"ventana abierta"
De la mano de María
Héctor L. Márquez (Conferencista católico)
REFLEXIÓN PARA EL LUNES DE LA TERCERA SEMANA DE CUARESMA
Y su carne volvió a ser como la de un niño
pequeño: quedó limpio.
Hoy la liturgia nos ofrece como primera lectura
el pasaje del segundo libro de los Reyes (5,1-15a) sobre Naamán, el general del
ejército sirio que padecía de lepra, quien por recomendación de una criada
judía fue a Israel a ver al “profeta de Samaria” para que lo curara.
El general era un hombre poderoso, pero estaba
afectado por la lepra, una enfermedad catastrófica en su época, y considerada
producto del pecado. A aquella sierva no le importó que hubiese sido llevada a
Siria como esclava ni que aquél hombre fuera pagano. Estaba enfermo, necesitaba
curación. Ella se compadeció de él; no le importó su religión. “Ojalá mi señor
fuera a ver al profeta de Samaria: él lo libraría de su enfermedad”. Se refería
al profeta Eliseo.
El rey sirio envió a Naamán con una carta al
rey de Israel para que lo dirigiera ante el profeta.

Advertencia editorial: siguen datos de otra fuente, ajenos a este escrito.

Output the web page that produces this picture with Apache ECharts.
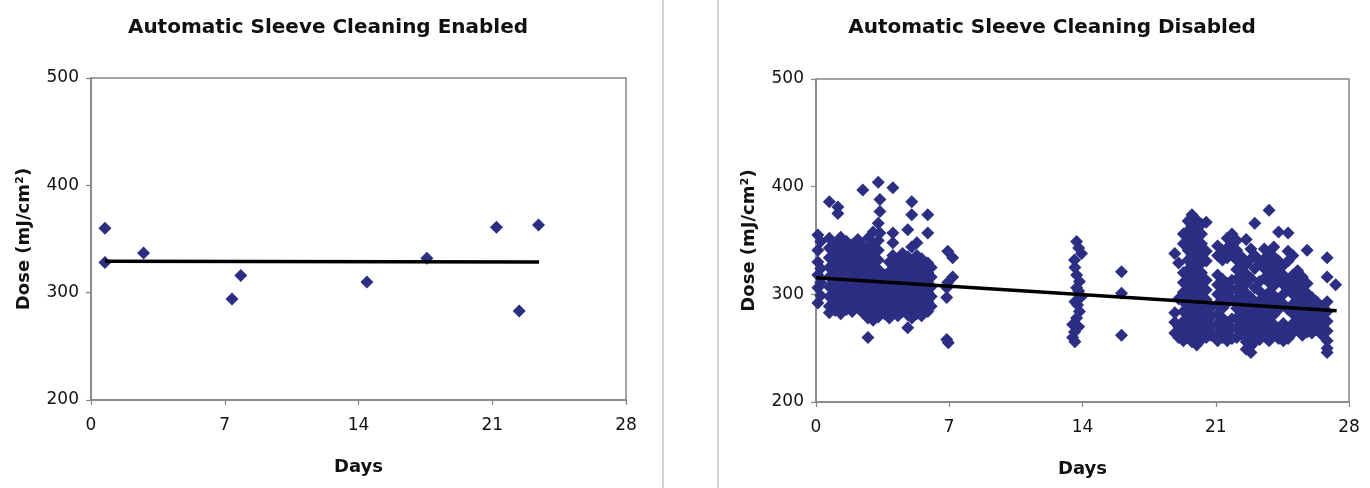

Cuando finalmente llegó
ante la puerta de Eliseo “con sus caballos y su carroza” y los tesoros que
había traído (como si con ellos pudiera comprar su salud), se molestó porque
Eliseo ni tan siquiera le recibió, sino que mandó a decirle: “Ve a bañarte
siete veces en el Jordán, y tu carne quedará limpia”. Molesto porque Eliseo no
salió a recibirle, dijo: “Yo me imaginaba que saldría en persona a verme, y
que, puesto en pie, invocaría al Señor, su Dios, pasaría la mano sobre la parte
enferma y me libraría de mi enfermedad”. Entonces dio media vuelta y se marchó.
Si no es porque sus siervos, tal vez por ser
más sencillos, intervinieron y le dijeron: “Señor, si el profeta te hubiera
prescrito algo difícil, lo harías. Cuanto más si lo que te prescribe para
quedar limpio es simplemente que te bañes”. Naamán se bañó siete veces en el
Jordán como había dicho el profeta, y quedó limpio de su lepra.
Naamán estaba acostumbrado al ritualismo
pagano, vacío. Aquel gesto sencillo de bañarse en el Jordán no tenía sentido.
Los ritos, los sacrificios, el incienso, las fórmulas sacramentales, no tienen
sentido, no tienen efecto, si nos falta la fe, si no creemos en el amor
incondicional que Dios tiene por nosotros. Es el sentirnos arropados de ese
amor lo que nos permite creer en Dios y creerle a Dios. Es la diferencia entre el culto
ritual y el culto “en espíritu y verdad” (Jn 4,23-24).
“Y muchos leprosos había en Israel en tiempos
del profeta Eliseo; sin embargo, ninguno de ellos fue curado, más que Naamán,
el sirio”, nos dice Jesús en la lectura evangélica de hoy (Lc 4,24-30). Se
refería a la falta de fe de los suyos. El orgullo, el considerarse miembros del
“pueblo elegido” les hacía creerse “salvados”. No tenían la humildad de reconocer
su “lepra” y acercarse a Dios con el corazón contrito (Cfr. Salmo 50).
En este tiempo de Cuaresma, pidamos al Señor la
humildad de reconocer la “lepra” de nuestros pecados y experimentar la
necesidad de volvernos hacia Él (conversión), con la certeza de que “una
palabra suya bastará para sanarnos”.